By Jo Best, 9 April 2009 16:05
The Arts Council England has enlisted an IT service management system from Sunrise Software to help keep its tech troubleshooting running smoothly.
The organisation adopted the platform last year some months before a reorganisation that saw the Arts Council England IT centralised.
With the reorganisation giving the Council an opportunity to review and standardise the way IT was approached, the organisation decided to move towards using Itil.
Owen Powell, IT director at the Arts Council England, told silicon.com that Itil is vital for providing a consistent IT service.
"In the past, IT had been provided by people based out in regions some of them were good, some of them weren't so good. What we found was, when we did surveys, we got a huge disparity in the way the quality of the IT service was perceived.
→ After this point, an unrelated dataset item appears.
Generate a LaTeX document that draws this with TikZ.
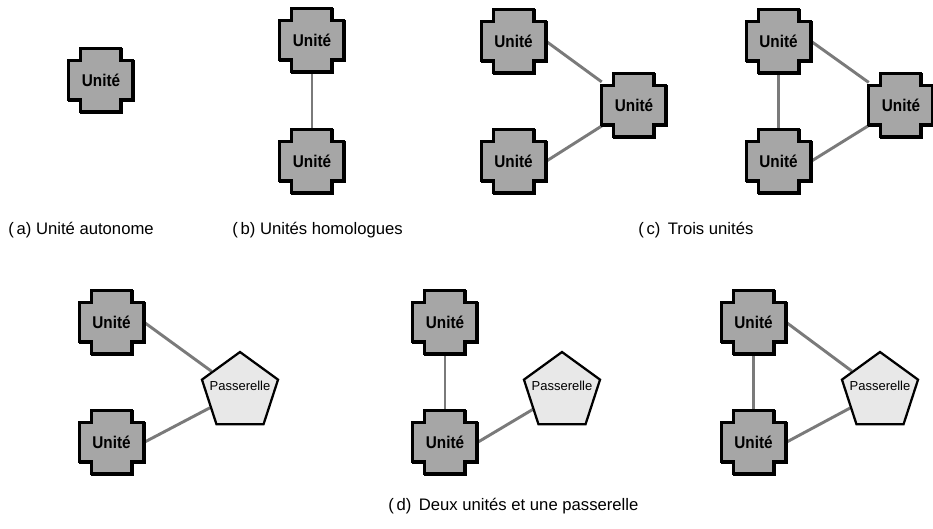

What we were aiming to do was to have a consistently good service - Itil procedures meant that all calls will be handled same way so we could set a clear expectation to staff of what would happen.
"When we centralised, there was some anxiety from some of the regions that they were losing their local IT support - we had to sell them to them this industry standard way of doing things, this consistency and clear procedures for logging calls and escalating them and all those sort of things," he said.
With the need for an Itil-ready system to replace the clunky, expensive IT service management platform the Arts Council England used previously, the organisation set about finding a replacement.
Being a public sector body, the Council was looking for a cost-effective system, according to Powell, as well as one that could be flexible.
"Every time we made a change, we wanted to make it ourselves, rather than bringing in expensive consultants to do it for us," he said.
The Council decided that Sunrise's Sostenuto platform hit the mark.
"It worked really well. We had a brand new team recruited for the new service desk, it was a relaunch and a new way of doing things. It was quite a lot of change and it could have gone wrong," he said. "But actually the team took to the [Sunrise] product very well, so obviously it was quite easy to use and quite intuitive insofar as any of these systems are. The calls got logged and dealt with, and a recent survey that we've just done has been very positive about new IT service," Powell said.
The deployment has also meant quicker turnaround times in fixing service desk issues and less time spent fixing problems with the incident management platform itself.
"The team are more knowledgeable but it's good they're not having to spend too much time figuring how the system works and the software works and getting on with fixing calls," he said.
Currently, the Council chiefly uses Sunrise's incident management functionality but may add change management functionality and other Itil modules in the future.